China Modernizes: Threat to the West or Model for the Rest?

Graham Young (Political and International Studies,University of New England,Armidale, Australia)

International Journal of Social Economics

ISSN: 0306-8293

Article publication date: 9 January 2009

448

Citation

Young, G. (2009), "China Modernizes: Threat to the West or Model for the Rest?", International Journal of Social Economics, Vol. 36 No. 1/2, pp. 214-215. https://doi.org/10.1108/03068290910921280

Publisher

:

Emerald Group Publishing Limited

Copyright © 2009, Emerald Group Publishing Limited


Randall Peerenboom analyses China's performance according to “four main pillars of modernity”: economic development; human rights; rule of law; and democracy.

He presents four principal goals of his analysis: setting China in comparative contexts; putting China's experience within general debates about modernisation and globalisation; addressing the threat or model question in the book's subtitle; and considering what China can learn from, and what lessons it can provide to, others about development, democratisation and modernisation.

Peerenboom is largely successful in realising these ambitious goals. The necessarily high levels of abstraction and generality inevitably open up spaces for criticisms of his interpretations on particular themes. To take a main example, Peerenboom cannot fully take into account controversies over interpretation of the East Asian Model, which he uses as a principal comparative frame for China. He clearly cannot cover comprehensively the huge literatures in rights, democracy, development, globalisation, and so on, and any critic can complain that her favoured literature is neglected. But he skilfully presents effective overviews of themes and contending interpretations of contested concepts, and shows how they are usefully mobilised in his study of China. Similarly, he adopts a sound approach in the application of comparative empirical data to China. He relies mainly on UN and World Bank tables, the utility of which might be criticised (such as the World Bank Governance Indicators). While he recognises issues on the use of such data, and that more detailed empirical study of particular cases is required, he makes a valid point that they can provide a “general sense” of comparison. Nevertheless, it would be useful to have some more discussion of national income figures, since he emphasises throughout that China's performance should be assessed primarily in terms of comparison with countries within its income group.
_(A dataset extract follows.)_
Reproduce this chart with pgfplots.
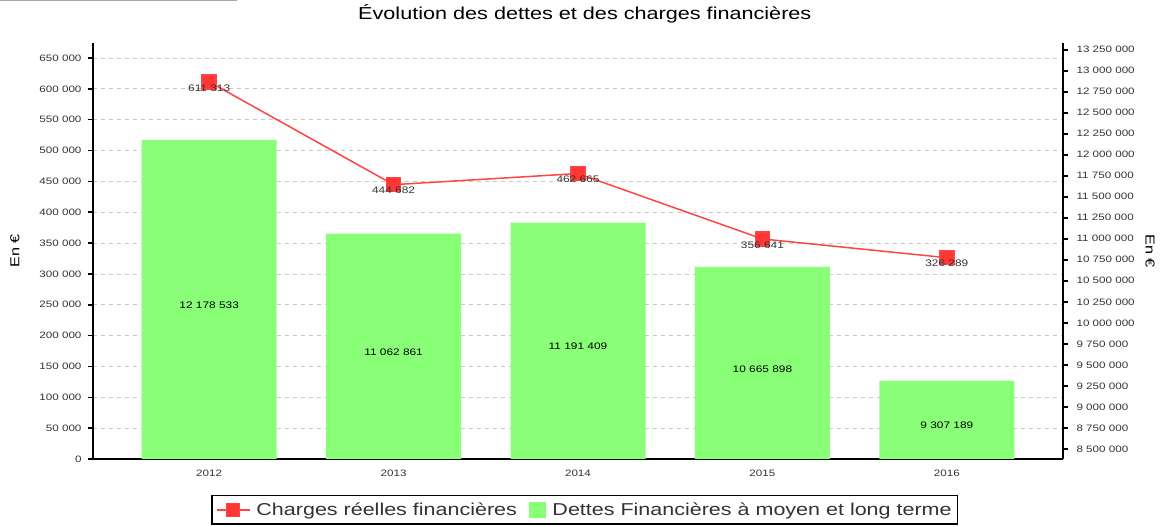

Peerenboom's account is so successful because he effectively conveys conceptual and normative complexity in assessments of China's record. He thereby provides an important corrective to predominant trends in, and will antagonise, much of the human rights and democracy industries. For example, he suggests: “China outperforms the average country in its income class on most major indicators of human rights and well‐being, with the notable exception of civil and political rights” (p. 20). Unfortunately, many critics of China cannot take such a statement seriously, or even accept that it makes sense, refusing to look beyond the civil and political as “human rights”. Peerenboom also rejects the unconditional desirability of “democracy”, as he takes seriously arguments concerning perils of instability and failures in development because of “premature” democratisation. And he considers prefixes such as “elitist” and “illiberal” which many “democracy” proponents would reject. The general tenor of Peerenboom's analysis is to challenge a range of liberal orthodoxies. Again he is able to focus controversies in the scholarly literature and to contribute substantially by concrete reference to the Chinese case.

Peerenboom also apparently intends to contribute to better‐informed public debate, suggesting that some controversial issues have been characterised by “grand statements, posturing polemics, and inflamed rhetoric” (p. viii). His argument that “double standards” have applied in criticisms of China largely refers to evidence from US media, political activists and US Government sources. But an effort to influence public debate will surely face severe difficulties. The notion of measured, comparative assessment challenges prevailing emphasis on condemnations of civil and political rights abuses which, while certainly egregious, are limited to a small portion of the Chinese population; according to which, for example, assessment of rights to education or health care for a billion people are insignificant in comparison to, say, suppression of a few dissident Christians. The smug, often hypocritical condemnation of Chinese performance in rule of law, governance, rights, democracy is unlikely to be moderated by Peerenboom's attention to context and circumstance. He makes clear China's many failings, including “still many people living in relative and absolute poverty; justified concerns about the rights of laborers, migrant workers, women, and minorities; serious shortcomings in criminal justice; major weaknesses in certain aspects of the legal system; widespread corruption; frequent abuse of state power, and a host of other good governance issues”. But that is unlikely to be enough to protect him from the “bogeyman of being accused of being an apologist for a repressive regime” (p. 23).

In fact, Peerenboom's work is very far from apology. It is often provocative and consistently useful in urging interpretations on the basis of careful treatment of evidence and opening up, rather than seeking to close off, the avenues for argument. It is an impressive work, the wide scope of which is supported by broad scholarship.